Smart television sets are the primary way most Americans are watching streaming video content at home, according to new consumer data released by Parks Associates on Tuesday.
The data originates from the company’s proprietary Tech Ecosystem Consumer Insights Dashboard, which is being previewed by Parks Associates during the Consumer Electronics Show (CES) in Las Vegas this week.
According to Parks Associates, 61 percent of streaming video consumption occurs on a smart TV, with Samsung having a commanding 34 percent share of smart TVs found in American homes. Roku is in second place with its own 28 percent share, but competition is heating up from other companies, including LG and Vizio, Parks Associates noted.

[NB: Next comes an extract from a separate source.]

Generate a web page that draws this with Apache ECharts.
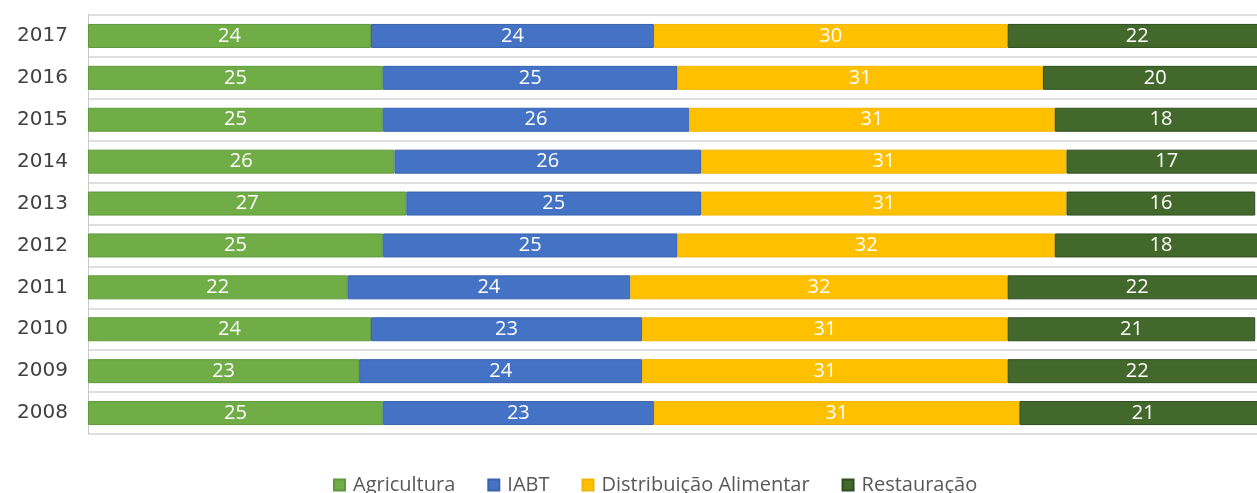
<!DOCTYPE html>
<html>
<head>
<meta charset="utf-8">
<script src="https://cdn.jsdelivr.net/npm/echarts@6/dist/echarts.min.js"></script>
<style>
    html, body { margin: 0; padding: 0; background: #fff; }
    #chart { width: 1257px; height: 493px; }
</style>
</head>
<body>
<div id="chart"></div>
<script>
    // anos (de baixo para cima)
    const years = ['2008', '2009', '2010', '2011', '2012', '2013', '2014', '2015', '2016', '2017'];
    const agricultura = [25, 23, 24, 22, 25, 27, 26, 25, 25, 24];
    const iabt = [23, 24, 23, 24, 25, 25, 26, 26, 25, 24];
    const distribuicao = [31, 31, 31, 32, 32, 31, 31, 31, 31, 30];
    const restauracao = [21, 22, 21, 22, 18, 16, 17, 18, 20, 22];

    const font = '"Open Sans", "Noto Sans", sans-serif';

    function makeSeries(name, data, color, border) {
        return {
            name: name,
            type: 'bar',
            stack: 'total',
            barWidth: 24,
            data: data,
            itemStyle: { color: color, borderColor: border, borderWidth: 1 },
            label: {
                show: true,
                position: 'inside',
                color: '#fff',
                fontSize: 20,
                fontFamily: font
            }
        };
    }

    let myChart = echarts.init(document.getElementById('chart'));
    myChart.setOption({
        animation: false,
        grid: {
            left: 88,
            top: 15,
            width: 1179,
            height: 419,
            outerBoundsMode: 'none'
        },
        legend: {
            top: 470,
            left: 328,
            icon: 'rect',
            itemWidth: 11,
            itemHeight: 11,
            itemGap: 32,
            textStyle: { fontSize: 20, color: '#595959', fontFamily: font, padding: [0, 0, 0, 3] }
        },
        xAxis: {
            type: 'value',
            min: 0,
            max: 100,
            show: false
        },
        yAxis: {
            type: 'category',
            data: years,
            axisLine: { show: true, lineStyle: { color: '#c8c8c8' } },
            axisTick: { show: false },
            axisLabel: {
                margin: 20,
                fontSize: 20,
                color: '#404040',
                fontFamily: '"DejaVu Sans", sans-serif'
            },
            splitLine: { show: true, lineStyle: { color: '#d4d4d4', width: 1.5 } }
        },
        series: [
            makeSeries('Agricultura', agricultura, '#70AD47', '#5f9a3a'),
            makeSeries('IABT', iabt, '#4472C4', '#3a63ad'),
            makeSeries('Distribuição Alimentar', distribuicao, '#FFC000', '#f2b500'),
            makeSeries('Restauração', restauracao, '#43682B', '#2f4d1e')
        ]
    });
</script>
</body>
</html>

“Smart TVs are the default way consumers access video, and so the OS (operating system) has become the central point of competition,” said Jennifer Kent, a Senior Vice President and Principal Analyst at Parks Associates. “Samsung’s leadership reflects the strategic value of platform scale, particularly as advertising, subscriptions and service integration move directly into the TV interface.”
In other words, Americans have grown accustom to streaming content from popular video services using the apps available on their smart TVs, rather than purchasing a standalone device like a Roku, Amazon Fire TV stick or Apple TV — and the manufacturers that are able to ship the most-popular smart TVs on the market are the ones who stand to capitalize long-term from advertisements sold against their home screen and subscriptions sold within their ecosystem.
That doesn’t mean streaming media players are on their way out, or that Americans aren’t using them: 30 percent of video consumption took place on a streaming device like a stick or puck sold by Roku or Amazon, while gaming consoles accounted for 7 percent — an indication that some streamers are satisfied with switching inputs to watch Internet-delivered content on older, non-smart TVs.